PROBLEM:
Return only the lines from the top of the data down to the one that holds "cscale = alt.Scale(domain=names, range=colors)", both included, without any pictures.

INFORMATION SUPPLIED:
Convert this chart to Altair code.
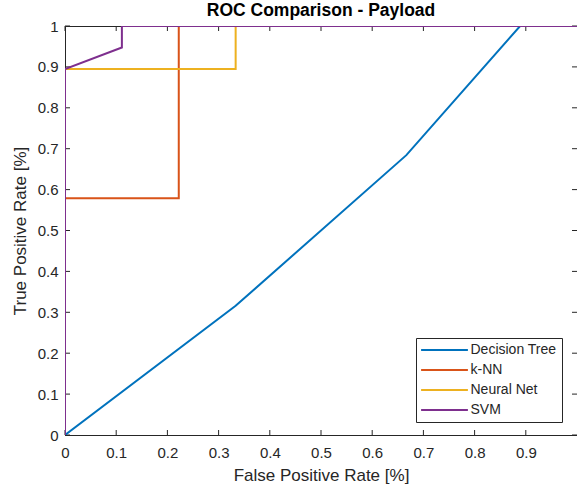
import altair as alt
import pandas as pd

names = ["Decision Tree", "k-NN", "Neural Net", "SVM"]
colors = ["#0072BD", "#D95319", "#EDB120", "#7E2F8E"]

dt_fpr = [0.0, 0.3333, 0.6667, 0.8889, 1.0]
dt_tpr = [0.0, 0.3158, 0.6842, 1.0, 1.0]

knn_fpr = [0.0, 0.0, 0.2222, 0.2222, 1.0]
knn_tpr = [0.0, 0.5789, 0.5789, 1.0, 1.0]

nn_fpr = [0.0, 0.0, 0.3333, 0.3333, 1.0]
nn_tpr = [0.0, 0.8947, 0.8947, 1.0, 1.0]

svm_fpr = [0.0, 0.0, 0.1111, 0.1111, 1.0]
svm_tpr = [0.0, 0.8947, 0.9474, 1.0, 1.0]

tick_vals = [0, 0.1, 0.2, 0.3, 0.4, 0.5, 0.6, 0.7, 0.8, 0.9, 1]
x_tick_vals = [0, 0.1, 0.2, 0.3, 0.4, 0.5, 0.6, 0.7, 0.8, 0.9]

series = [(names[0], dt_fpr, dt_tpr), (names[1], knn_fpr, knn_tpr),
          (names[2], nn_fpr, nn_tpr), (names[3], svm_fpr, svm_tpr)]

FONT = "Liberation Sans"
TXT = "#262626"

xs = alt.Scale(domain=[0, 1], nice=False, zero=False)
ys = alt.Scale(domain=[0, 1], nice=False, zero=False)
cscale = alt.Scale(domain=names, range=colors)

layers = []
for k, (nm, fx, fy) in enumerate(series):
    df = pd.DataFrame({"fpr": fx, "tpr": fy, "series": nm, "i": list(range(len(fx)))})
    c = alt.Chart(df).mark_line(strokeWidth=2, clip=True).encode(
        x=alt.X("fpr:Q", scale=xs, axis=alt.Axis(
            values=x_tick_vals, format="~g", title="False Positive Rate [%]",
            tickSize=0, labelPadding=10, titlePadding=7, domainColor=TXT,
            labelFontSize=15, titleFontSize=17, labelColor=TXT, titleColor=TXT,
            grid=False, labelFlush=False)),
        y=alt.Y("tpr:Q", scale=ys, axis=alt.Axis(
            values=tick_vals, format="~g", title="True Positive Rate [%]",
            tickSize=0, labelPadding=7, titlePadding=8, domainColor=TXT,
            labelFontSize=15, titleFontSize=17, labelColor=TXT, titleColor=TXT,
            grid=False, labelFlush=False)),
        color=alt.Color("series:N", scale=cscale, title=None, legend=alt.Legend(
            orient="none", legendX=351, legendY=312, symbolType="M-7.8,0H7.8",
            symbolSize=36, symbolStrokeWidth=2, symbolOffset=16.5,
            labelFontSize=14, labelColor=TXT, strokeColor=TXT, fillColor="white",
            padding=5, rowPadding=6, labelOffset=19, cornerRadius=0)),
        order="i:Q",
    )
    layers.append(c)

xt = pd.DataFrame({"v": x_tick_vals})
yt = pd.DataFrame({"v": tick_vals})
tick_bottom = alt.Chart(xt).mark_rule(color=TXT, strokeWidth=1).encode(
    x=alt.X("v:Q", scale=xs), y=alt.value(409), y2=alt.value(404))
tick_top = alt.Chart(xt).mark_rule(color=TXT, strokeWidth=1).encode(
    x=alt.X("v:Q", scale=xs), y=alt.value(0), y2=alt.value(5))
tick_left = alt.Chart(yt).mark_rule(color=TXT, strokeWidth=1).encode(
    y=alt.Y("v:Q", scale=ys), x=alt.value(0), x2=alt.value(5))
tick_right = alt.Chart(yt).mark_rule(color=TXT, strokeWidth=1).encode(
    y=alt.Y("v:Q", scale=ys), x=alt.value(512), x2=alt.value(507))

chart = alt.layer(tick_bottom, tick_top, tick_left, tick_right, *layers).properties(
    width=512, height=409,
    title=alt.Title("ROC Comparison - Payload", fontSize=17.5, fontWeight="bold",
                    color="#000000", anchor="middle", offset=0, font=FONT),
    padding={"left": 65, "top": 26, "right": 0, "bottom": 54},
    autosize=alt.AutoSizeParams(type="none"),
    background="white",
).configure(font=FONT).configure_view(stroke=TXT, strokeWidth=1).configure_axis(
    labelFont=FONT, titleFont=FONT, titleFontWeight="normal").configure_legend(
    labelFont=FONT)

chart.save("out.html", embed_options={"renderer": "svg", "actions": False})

FINAL ANSWER:
Convert this chart to Altair code.
import altair as alt
import pandas as pd

names = ["Decision Tree", "k-NN", "Neural Net", "SVM"]
colors = ["#0072BD", "#D95319", "#EDB120", "#7E2F8E"]

dt_fpr = [0.0, 0.3333, 0.6667, 0.8889, 1.0]
dt_tpr = [0.0, 0.3158, 0.6842, 1.0, 1.0]

knn_fpr = [0.0, 0.0, 0.2222, 0.2222, 1.0]
knn_tpr = [0.0, 0.5789, 0.5789, 1.0, 1.0]

nn_fpr = [0.0, 0.0, 0.3333, 0.3333, 1.0]
nn_tpr = [0.0, 0.8947, 0.8947, 1.0, 1.0]

svm_fpr = [0.0, 0.0, 0.1111, 0.1111, 1.0]
svm_tpr = [0.0, 0.8947, 0.9474, 1.0, 1.0]

tick_vals = [0, 0.1, 0.2, 0.3, 0.4, 0.5, 0.6, 0.7, 0.8, 0.9, 1]
x_tick_vals = [0, 0.1, 0.2, 0.3, 0.4, 0.5, 0.6, 0.7, 0.8, 0.9]

series = [(names[0], dt_fpr, dt_tpr), (names[1], knn_fpr, knn_tpr),
          (names[2], nn_fpr, nn_tpr), (names[3], svm_fpr, svm_tpr)]

FONT = "Liberation Sans"
TXT = "#262626"

xs = alt.Scale(domain=[0, 1], nice=False, zero=False)
ys = alt.Scale(domain=[0, 1], nice=False, zero=False)
cscale = alt.Scale(domain=names, range=colors)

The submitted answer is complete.